In human resource management, recruitment is often considered as a ‘stand-alone’ activity in the organization, and recruitment is implemented either by a line manager, human resource partners or an internal recruitment team (Brown, 2011). However, why is recruitment so important to a company? The first reason is that if the company is highly successful and needs to grow rapidly, recruitment will be a key driver of growth, and the capacity to obtain the required skills, in the right place, at the appropriate time, and at the right salaries will determine the organization’s capacity to keep up with, or drive, the growth curve. In contrast, if the company recruits the inappropriate employees, loses more people than it employs, and is not able to get them to deliver what is demanded, then high volumes of recruitment are liable to be a symptom of a wider problem. Hence, recruitment needs both to be a strong influence in the company and to capture regular board attention. The second reason is that people are the principal drivers of organizational success: a talented employee is able to assist the organization with executing and delivering on strategic objectives. Based on this viewpoint, recruitment is viewed as an important part of building, nurturing, and achieving organizational success (Brown, 2011; Yu & Cable, 2013).

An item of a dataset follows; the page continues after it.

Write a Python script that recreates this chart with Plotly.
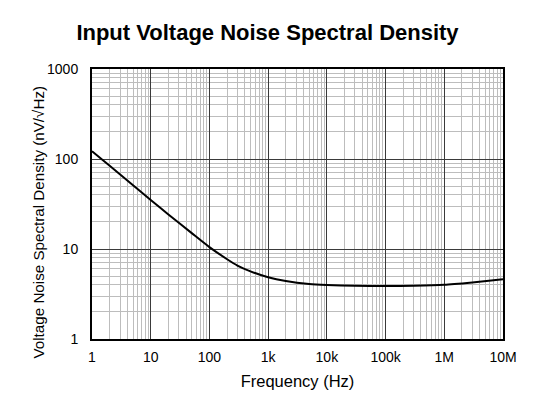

Brown (2011) shows the employment cycle, which contains four activities: recruitment, assessment, engagement, and retention. Good recruitment relies on good assessment. Selecting the appropriate people is likely to lead to strong engagement, in turn resulting in retention, following back through to recruitment. Nevertheless, the recruitment team or recruitment specialist may be able to hire a great workforce, but if this workforce is not brought on board and giving a through induction, engaged with, developed and retained, then the investment in the great recruitment team will have been a waste of resources, time, and costs (Brown, 2011). At this time, a loss exists between the company and its workers. Therefore, if this situation occurs, the best solution is to stop the labor–employer relationship. Then, the recruitment team or recruitment specialist should recruit new workers.

How can the right and appropriate individuals be attracted to pay attention to a certain job from among many job opportunities? Generally, there are several recruitment approaches recruiters can apply, including recruitment messages, job bank advertisements, television advertisements, talent matchmaking, publishing the post, headhunting, and poaching.